Restoring employees after an injury
August 1, 2016
by Dan Malovany
Bakers should be careful in how they reintroduce an injured person into the workforce.
Lost time is different than an injury. Lost time can occur when employees need to take time off because of a doctor’s orders. Sometimes they’re unable to work at their previous positions. Often it requires a bit of creative thinking — even if it’s working in the office instead of on the plant floor.
“When employees go back to work, it may not be the job they had before,” observed Rick McGrath, partner and senior-vice president, Lockton Cos. “Ultimately, the company’s goal is to identify jobs where their employees can get back to work quickly. Now you’re paying them wages instead of a workers’ comp claim.

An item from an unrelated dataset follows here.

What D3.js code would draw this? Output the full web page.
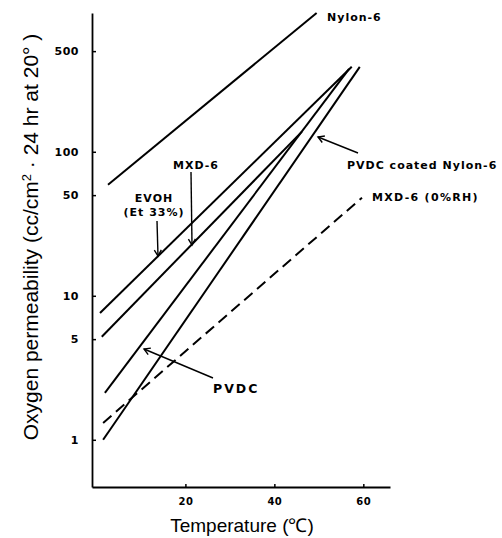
<!DOCTYPE html>
<html>
<head>
<meta charset="utf-8">
<script src="https://cdn.jsdelivr.net/npm/d3@7"></script>
<style>
  body { margin: 0; background: #fff; }
  svg { display: block; }
  .tick text { font-family: "DejaVu Sans", sans-serif; font-weight: bold; font-size: 10px; }
  .note { font-family: "DejaVu Sans", sans-serif; font-weight: bold; font-size: 11px; letter-spacing: 1px; }
  .title { font-family: "Liberation Sans", Arial, sans-serif; fill: #000; }
</style>
</head>
<body>
<div id="chart"></div>
<script>
// temperature (C), permeability (cc/cm2 24hr)
const nylon6 = [[2.6, 59], [49.5, 920]];
const evoh = [[0.8, 7.6], [57.4, 390]];
const mxd6 = [[1.2, 5.2], [46.2, 138]];
const pvdc = [[1.9, 2.12], [56.8, 377]];
const pvdcCoated = [[1.5, 1.0], [59.2, 389]];
const mxd6Dry = [[1.5, 1.31], [59.7, 48]];

const xTicks = [20, 40, 60];
const yTicks = [1, 5, 10, 50, 100, 500];

let w = 502;
let h = 538;

let x = d3.scaleLinear().domain([-1, 66]).range([92, 390]);
let y = d3.scaleLog().domain([0.47, 920]).range([487, 13]);

let svg = d3
  .select("#chart")
  .append("svg")
  .attr("width", w)
  .attr("height", h);

svg.append("defs")
  .append("marker")
  .attr("id", "head")
  .attr("viewBox", "-8 -5 10 10")
  .attr("refX", 0)
  .attr("refY", 0)
  .attr("markerWidth", 10)
  .attr("markerHeight", 10)
  .attr("markerUnits", "userSpaceOnUse")
  .attr("orient", "auto")
  .append("path")
  .attr("d", "M-6,-3.5L0,0L-6,3.5")
  .attr("fill", "none")
  .attr("stroke", "#000")
  .attr("stroke-width", 1.4);

let xAxis = d3.axisBottom(x)
  .tickValues(xTicks)
  .tickSizeInner(-3)
  .tickSizeOuter(0)
  .tickPadding(11);

let yAxis = d3.axisLeft(y)
  .tickValues(yTicks)
  .tickFormat(d3.format("d"))
  .tickSizeInner(-4)
  .tickSizeOuter(0)
  .tickPadding(13);

let gx = svg.append("g")
  .attr("transform", `translate(0,${y.range()[0]})`)
  .call(xAxis);

let gy = svg.append("g")
  .attr("transform", `translate(${x.range()[0]},0)`)
  .call(yAxis);

[gx, gy].forEach(function (g) {
  g.select(".domain").attr("stroke-width", 1.8);
  g.selectAll(".tick line").attr("stroke-width", 1.5);
  g.selectAll(".tick text").attr("fill", "#000");
});
gx.selectAll(".tick text").style("letter-spacing", "0.5px");
gy.selectAll(".tick text")
  .style("font-size", "11px")
  .style("letter-spacing", "0.5px");

let line = d3.line()
  .x(function (d) { return x(d[0]); })
  .y(function (d) { return y(d[1]); });

let solid = [nylon6, evoh, mxd6, pvdc, pvdcCoated];

svg.append("g")
  .selectAll("path")
  .data(solid)
  .enter()
  .append("path")
  .attr("d", line)
  .attr("fill", "none")
  .attr("stroke", "#000")
  .attr("stroke-width", 2);

svg.append("path")
  .attr("d", line(mxd6Dry))
  .attr("fill", "none")
  .attr("stroke", "#000")
  .attr("stroke-width", 2)
  .attr("stroke-dasharray", "11,6");

// labels
function note(tx, ty, str, anchor, ls, fs) {
  svg.append("text")
    .attr("class", "note")
    .attr("x", tx)
    .attr("y", ty)
    .attr("text-anchor", anchor || "start")
    .style("letter-spacing", (ls || 1) + "px")
    .style("font-size", (fs || 11) + "px")
    .text(str);
}
note(327, 21, "Nylon-6");
note(347, 169, "PVDC coated Nylon-6");
note(372, 201, "MXD-6 (0%RH)", "start", 1.3);
note(173, 169, "MXD-6");
note(154, 202, "EVOH", "middle");
note(154, 216, "(Et 33%)", "middle");
note(213, 393, "PVDC", "start", 2, 12.5);

// arrows
function arrow(x1, y1, x2, y2) {
  svg.append("line")
    .attr("x1", x1).attr("y1", y1)
    .attr("x2", x2).attr("y2", y2)
    .attr("stroke", "#000")
    .attr("stroke-width", 1.4)
    .attr("marker-end", "url(#head)");
}
arrow(157, 221, 158, 256);
arrow(191, 172, 192, 245);
arrow(358, 153, 318, 137);
arrow(213, 378, 144, 349);

// axis titles
svg.append("text")
  .attr("class", "title")
  .attr("x", 242)
  .attr("y", 532)
  .attr("text-anchor", "middle")
  .style("font-size", "19px")
  .text("Temperature (\u2103)");

let yt = svg.append("text")
  .attr("class", "title")
  .attr("transform", "translate(38,237) rotate(-90)")
  .attr("text-anchor", "middle")
  .style("font-size", "21px");
yt.append("tspan").text("Oxygen permeability (cc/cm");
yt.append("tspan").attr("baseline-shift", "super").style("font-size", "13px").text("2");
yt.append("tspan").text(" \u00b7 24 hr at 20\u00b0 )");
</script>
</body>
</html>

As a result, a return-to-work program is significant, but a lot of companies struggle on what’s the best way to get employees to return to work.”
Bakers should be careful in how they reintroduce an injured person into the workforce, noted Will Giambalvo, senior vice-president, Arthur J. Gallagher & Co. To reduce the risk of repetitive motion claims, for instance, many companies incorporate job rotation to give employees a rest period throughout the shift. “The issue here comes when you add light duty and put the person who was injured in the inspection position, which causes additional stress on the other employees. I discourage doing this.”
At Gonnella Baking, getting people back to work requires specific training to reinforce proper procedures and behavior in the future, according to Liz Marcucci, corporate safety director. “If someone is involved on a forklift incident, they cannot be on that forklift for 30 days until they get retraining on it,” she said.